На больничной койке лежал старик. «Скорая» привезла его вечером. Ему сделали укол, поставили капельницу, а затем он уснул. Проснувшись засветло, старик вспоминал, кому должен, прощал тех, кто не смог вернуть ему долг. Он думал о друзьях детства, о школьных товарищах – отсчитывал прошлое, смешав годы весёлой юности и мудрый покой преклонных седин.

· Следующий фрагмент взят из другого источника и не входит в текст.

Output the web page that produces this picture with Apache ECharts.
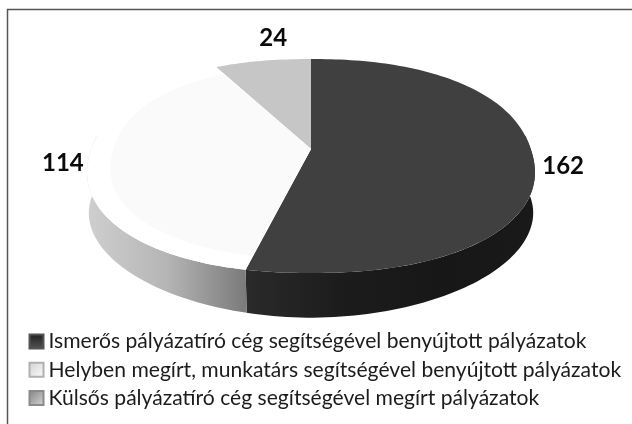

– Хорошее местечко подобрали мне внуки, – думал старик. – Отдельная палата: светло, чисто, спокойно. Под боком никто не кряхтит, не чахнет. Лежу один тихонько, чешу сухую ладонь да смерть поджидаю. Чувствую её удавку. Дышит холодно, пугает меня… зараза. Но я держусь. Обещал внукам дотянуть до сотни. Осталось продержаться всего три месяца – и юбилей. Сто лет скоро мне. Праздновать за столом не получится, потому что болит всё внутри… даже песню не спеть. Мучают осколки германской гранаты, будь они неладны!.. шевелятся, где-то в середине живота, спасу нет. Столько лет прошло, а всё покоя нет от фрица проклятого.
Старик посмотрел в окно. В небе плыли пушистые облака, схожие с профилями былых вождей, а на ветвях, размашистого клёна, шумела золотая листва. Осень прощалась с городом, обещая вернуться через год.
Старик прикрыл глаза и понял – не дожить ему до зимы.
– Прохладно стало… совсем тихо, – продолжал думать он. – Утро такое красивое, а никто не замечает. Эх… подпрыгнуть бы с койки, да задать перцу бездельникам; но не могу – ноги не слушаются. Слабые… гнутся, как у младенца. Давеча хотел встать, так чуть не расшибся. Прости меня Господи, перепугал всех дома. Кстати… почему медсестру неслышно, где врачи пропадают? Сделали бы мне укол, да уснул бы спокойно…
Больница работала в привычном режиме. Врачи совершали утренний обход, кухня готовилась к завтраку, а санитарки убирались в палатах. Заглянула к деду и медсестра. Женщина средних лет подошла к ветерану.